Caspase query returns a total of 11 complex molecules, which are all in cytoplasm (Figure 9). Now we know that the database contents that we want to “start from” and we want to “reach to”. The most popular query for finding relatively short paths between source and target molecules is the “Shortest Path Query”. We may use the previous FAS Ligand and Caspase field queries as the source and target fields of the shortest path query (Figure 10).
Result of the shortest path query retrieves paths of length 4 (Figure 11). These are paths involving the FAS Ligand complex on the cytoplasmic membrane and the Caspase-8 dimer in cytoplasm. This picture might be very helpful but it still has many missing relations.
There are several ways to obtain a more complete picture. First alternative is to use the shortest path query with the “Further Distance” parameter. Figure 12 shows the same query with further distance set to 8. Since the shortest path length is 4, this query would bring us the paths from source to target nodes of length at most 12. Figure 13 shows the resulting model.
Another way of doing the same query is to use a “Paths-of-Interest” (PoI) query with limit 12. Since this query will bring all paths of length at most 12, between source and target sets, the result will be identical to the previous shortest path query with further distance 8. Thus PoI query is simply a more convenient way of querying paths when we have a good estimation of the length of the shortest path.
When finding paths between source and target sets is not sufficient, the user has the option to do a “Graph-of-Interest” (GoI) query. GoI query aims at completing the “missing links” (and molecules on these links) among a set of molecules of interest that is no longer than a specified limit. So a “minimal” graph including the specified objects of interest can be constructed through this query.
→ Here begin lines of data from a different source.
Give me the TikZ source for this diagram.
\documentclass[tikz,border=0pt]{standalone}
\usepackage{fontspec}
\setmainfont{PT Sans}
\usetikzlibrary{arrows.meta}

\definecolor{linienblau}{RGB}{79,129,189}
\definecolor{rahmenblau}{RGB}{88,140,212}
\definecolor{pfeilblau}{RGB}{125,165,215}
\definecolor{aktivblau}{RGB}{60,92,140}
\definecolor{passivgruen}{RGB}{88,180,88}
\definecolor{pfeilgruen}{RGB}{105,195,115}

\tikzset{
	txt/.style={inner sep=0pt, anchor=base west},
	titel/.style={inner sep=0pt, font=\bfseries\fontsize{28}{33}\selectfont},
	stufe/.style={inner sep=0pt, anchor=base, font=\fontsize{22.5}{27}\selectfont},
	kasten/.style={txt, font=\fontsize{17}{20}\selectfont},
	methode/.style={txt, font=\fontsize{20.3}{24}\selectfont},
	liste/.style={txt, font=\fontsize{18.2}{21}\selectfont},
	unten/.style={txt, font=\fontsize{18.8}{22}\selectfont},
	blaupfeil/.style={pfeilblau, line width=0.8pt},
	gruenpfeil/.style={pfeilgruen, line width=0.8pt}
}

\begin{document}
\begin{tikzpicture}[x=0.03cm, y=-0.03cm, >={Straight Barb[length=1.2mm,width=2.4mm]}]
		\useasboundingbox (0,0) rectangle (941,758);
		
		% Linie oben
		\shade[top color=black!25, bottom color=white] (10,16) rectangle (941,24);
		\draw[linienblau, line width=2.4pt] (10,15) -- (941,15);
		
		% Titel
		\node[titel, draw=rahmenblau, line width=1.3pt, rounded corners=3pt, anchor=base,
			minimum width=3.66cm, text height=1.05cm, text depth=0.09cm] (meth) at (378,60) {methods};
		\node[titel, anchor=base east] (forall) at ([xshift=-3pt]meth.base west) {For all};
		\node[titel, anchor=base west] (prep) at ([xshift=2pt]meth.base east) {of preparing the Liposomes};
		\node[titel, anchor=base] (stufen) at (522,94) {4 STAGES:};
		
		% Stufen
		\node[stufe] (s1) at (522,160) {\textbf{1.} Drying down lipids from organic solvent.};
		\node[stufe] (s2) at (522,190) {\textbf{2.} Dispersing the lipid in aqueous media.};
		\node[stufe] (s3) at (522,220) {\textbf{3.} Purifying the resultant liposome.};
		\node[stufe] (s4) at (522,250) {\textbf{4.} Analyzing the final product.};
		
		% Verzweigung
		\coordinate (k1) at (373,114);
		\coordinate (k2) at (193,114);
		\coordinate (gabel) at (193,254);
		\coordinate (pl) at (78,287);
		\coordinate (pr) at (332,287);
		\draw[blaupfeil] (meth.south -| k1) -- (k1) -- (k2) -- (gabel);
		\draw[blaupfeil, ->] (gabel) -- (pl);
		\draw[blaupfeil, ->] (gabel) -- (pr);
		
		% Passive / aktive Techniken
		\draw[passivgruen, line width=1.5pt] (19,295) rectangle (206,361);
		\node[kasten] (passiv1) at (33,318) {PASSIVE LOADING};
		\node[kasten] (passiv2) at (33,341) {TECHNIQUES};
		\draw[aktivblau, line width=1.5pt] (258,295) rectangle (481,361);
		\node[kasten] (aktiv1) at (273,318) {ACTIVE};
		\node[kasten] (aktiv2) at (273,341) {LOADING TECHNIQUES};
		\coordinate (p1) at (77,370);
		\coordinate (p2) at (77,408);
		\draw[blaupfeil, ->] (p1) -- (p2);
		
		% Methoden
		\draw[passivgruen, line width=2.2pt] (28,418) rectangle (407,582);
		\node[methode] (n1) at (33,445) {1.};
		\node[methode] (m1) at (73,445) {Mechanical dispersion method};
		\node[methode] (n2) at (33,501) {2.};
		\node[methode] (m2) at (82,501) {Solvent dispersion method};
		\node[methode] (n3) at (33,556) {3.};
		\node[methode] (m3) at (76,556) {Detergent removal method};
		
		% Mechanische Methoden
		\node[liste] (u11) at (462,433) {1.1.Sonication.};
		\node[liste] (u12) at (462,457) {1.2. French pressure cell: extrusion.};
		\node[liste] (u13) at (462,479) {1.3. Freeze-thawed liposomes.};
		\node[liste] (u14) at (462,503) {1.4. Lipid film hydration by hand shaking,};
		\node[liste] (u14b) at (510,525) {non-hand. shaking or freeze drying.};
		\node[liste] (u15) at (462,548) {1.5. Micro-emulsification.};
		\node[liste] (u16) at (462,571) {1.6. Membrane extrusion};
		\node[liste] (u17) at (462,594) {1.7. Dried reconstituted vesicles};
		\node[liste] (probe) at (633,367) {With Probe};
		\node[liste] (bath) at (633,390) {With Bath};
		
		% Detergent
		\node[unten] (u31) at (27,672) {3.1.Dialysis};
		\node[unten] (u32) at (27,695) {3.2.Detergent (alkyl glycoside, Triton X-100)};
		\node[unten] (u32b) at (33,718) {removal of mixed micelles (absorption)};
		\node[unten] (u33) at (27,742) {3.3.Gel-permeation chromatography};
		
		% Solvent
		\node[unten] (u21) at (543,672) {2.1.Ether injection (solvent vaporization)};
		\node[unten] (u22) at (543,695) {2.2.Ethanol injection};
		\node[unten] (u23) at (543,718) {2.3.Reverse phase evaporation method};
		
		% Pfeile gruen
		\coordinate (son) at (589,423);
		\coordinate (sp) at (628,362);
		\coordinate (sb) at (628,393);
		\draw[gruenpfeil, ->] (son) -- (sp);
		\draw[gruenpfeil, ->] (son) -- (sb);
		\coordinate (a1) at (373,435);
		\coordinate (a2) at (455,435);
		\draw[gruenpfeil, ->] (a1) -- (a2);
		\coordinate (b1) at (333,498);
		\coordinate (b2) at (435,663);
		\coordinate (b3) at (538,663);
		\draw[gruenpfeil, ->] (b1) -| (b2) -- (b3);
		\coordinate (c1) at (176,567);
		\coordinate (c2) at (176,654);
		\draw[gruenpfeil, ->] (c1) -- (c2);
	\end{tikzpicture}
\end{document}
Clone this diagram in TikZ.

Figure 14 shows a directed GoI query with limit 5, where the previous source and target sets are joined into an OR query as molecules of our interest.Since the GoI query finds all paths between a number of seed nodes (not from a specified source to specified target), the result contains more paths, not necessarily depicting a direction in the information flow. In the resulting model (Figure 15) we see that there are two isolated components. First one contains the previous FAS Ligand path we have found. We see that an additional Caspase complex is connected; however, the graph does not imply that this new Caspase complex has been involved in the FAS Ligand signaling process. Second component contains all other Caspase complexes. Notice that only two Caspase complexes have a relation with FAS Ligand signaling process in the database (at least within the distance we have specified); the user may choose to concentrate on these for further analysis.